John Stoller was about to finish his 26th mile at last year’s Boston Marathon. As he came through the final stretch of Boylston Street, he stopped to chat with friends in front of Forum restaurant.
“Usually I don’t stop,” says Stoller, who quickly chatted then continued past the finish line. “I received my medal and had gotten my bags …Then we heard the first blast.”
Meanwhile, above Sugar Heaven on Boylston Street, the staff of Marlo Marketing/Communications was celebrating their sixth annual Marathon Monday party when the first blast hit.
“There was a few seconds of deliberation — no one really knew if it was safer inside or on the street,” says Marlo Fogelman, principal of the company. “Then the second bomb went off and everyone just scrambled out onto the fire escape through the back windows.”
Down on the street, victims were tended to by first responders and good Samaritans. The fear of a third bomb detonating meant the crowd had to be removed, and fast.
On Stuart Street, family members who had just moments before been holding up signs of encouragement for runners were using them as a tool to find each other, fearing they had been killed in the blast.
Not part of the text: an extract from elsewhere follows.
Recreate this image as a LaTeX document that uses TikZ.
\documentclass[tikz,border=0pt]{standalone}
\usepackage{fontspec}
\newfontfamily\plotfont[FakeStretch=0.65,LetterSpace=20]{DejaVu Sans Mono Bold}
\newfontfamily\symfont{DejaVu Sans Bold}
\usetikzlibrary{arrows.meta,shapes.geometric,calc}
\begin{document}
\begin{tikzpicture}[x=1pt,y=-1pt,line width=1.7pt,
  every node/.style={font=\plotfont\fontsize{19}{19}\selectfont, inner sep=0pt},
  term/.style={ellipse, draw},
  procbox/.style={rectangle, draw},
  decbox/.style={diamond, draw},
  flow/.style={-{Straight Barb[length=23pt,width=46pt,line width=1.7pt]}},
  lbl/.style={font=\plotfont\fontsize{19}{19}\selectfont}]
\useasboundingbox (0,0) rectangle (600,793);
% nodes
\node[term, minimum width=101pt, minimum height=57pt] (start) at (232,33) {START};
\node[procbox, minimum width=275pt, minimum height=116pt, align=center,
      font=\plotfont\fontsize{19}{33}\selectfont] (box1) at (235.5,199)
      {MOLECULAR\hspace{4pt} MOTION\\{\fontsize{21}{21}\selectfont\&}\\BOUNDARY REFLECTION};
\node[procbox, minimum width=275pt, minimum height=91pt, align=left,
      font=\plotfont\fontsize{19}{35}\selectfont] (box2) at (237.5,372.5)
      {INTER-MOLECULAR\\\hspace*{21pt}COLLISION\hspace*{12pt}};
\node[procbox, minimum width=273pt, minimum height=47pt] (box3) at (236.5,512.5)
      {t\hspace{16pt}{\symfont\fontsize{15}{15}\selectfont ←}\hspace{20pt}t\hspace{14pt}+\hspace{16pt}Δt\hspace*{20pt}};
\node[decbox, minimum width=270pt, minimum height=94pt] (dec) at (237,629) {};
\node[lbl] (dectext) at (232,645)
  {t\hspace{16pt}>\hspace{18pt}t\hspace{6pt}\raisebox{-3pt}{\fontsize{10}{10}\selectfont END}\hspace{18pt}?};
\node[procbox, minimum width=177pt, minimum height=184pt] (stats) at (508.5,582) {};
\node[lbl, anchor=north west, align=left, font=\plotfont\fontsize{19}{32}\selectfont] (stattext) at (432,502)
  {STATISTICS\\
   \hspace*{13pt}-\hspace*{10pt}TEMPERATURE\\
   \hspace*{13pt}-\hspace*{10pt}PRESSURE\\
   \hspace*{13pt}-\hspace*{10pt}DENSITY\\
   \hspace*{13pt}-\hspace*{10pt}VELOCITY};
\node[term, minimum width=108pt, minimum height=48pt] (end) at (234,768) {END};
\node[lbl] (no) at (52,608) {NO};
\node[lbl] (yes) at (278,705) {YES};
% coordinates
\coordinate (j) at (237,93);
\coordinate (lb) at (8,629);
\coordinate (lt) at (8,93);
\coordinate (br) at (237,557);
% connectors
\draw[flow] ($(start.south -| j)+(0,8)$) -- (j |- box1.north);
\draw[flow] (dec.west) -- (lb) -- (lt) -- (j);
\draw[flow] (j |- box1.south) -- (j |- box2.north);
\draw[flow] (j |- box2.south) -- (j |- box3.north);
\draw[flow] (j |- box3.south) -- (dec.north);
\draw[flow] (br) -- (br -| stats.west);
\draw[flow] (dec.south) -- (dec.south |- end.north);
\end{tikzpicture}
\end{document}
“You see these runners in their foil blankets walking around either completely lost, or just with a look that you never forget,” said Stoller.
As authorities worked to identify the bombers during the next couple days, the city attempted to function. For MBTA Transit Officer Dic Donohue, the sense of a calm before the storm would certainly ring true by the end of the week.
“The next few days were very strange,” Donohue tells the Metro. “The usual bustling downtown area that I work in was quiet and entire streets were shut down.”
Police soon identified two suspects in the blasts. Video surveillance from Forum showed the brothers Tamerlan and Dzhokhar Tsarnaev were Chechen-born locals who resided in Cambridge. By Friday, they had allegedly murdered MIT Police Officer Sean Collier and led authorities on a violent chase.
Laura Glass slept in at her Cambridge home after staying up all night listening to the news. So when she awoke the next day to a uniformed FBI agent barging into her home, she started to put the pieces together.
“It only took me a few minutes to figure out what was going on — that the two brothers lived a few doors down from me,” said Glass.
Several of her neighbors had interacted with the brothers, who were known to give out candy on Halloween to the younger kids.
While older brother Tamerlan was killed, his younger brother Dzhokhar was apprehended in a dry-docked boat in a Watertown backyard. In the end, four people were left dead, and hundreds more injured.
But as the 2014 Boston Marathon nears, runners are ready to take on the 26.2 miles without a second thought.
“For runners it’s an emotional time,” says John Stoller, whose marathon apparel company, Right on Hereford, Left on Boylston, now donates a portion of all proceeds to the One Fund and other charities.
“Nobody cares about their time, or if they finish. The running community is just a nice group of people and they’re excited for this year.”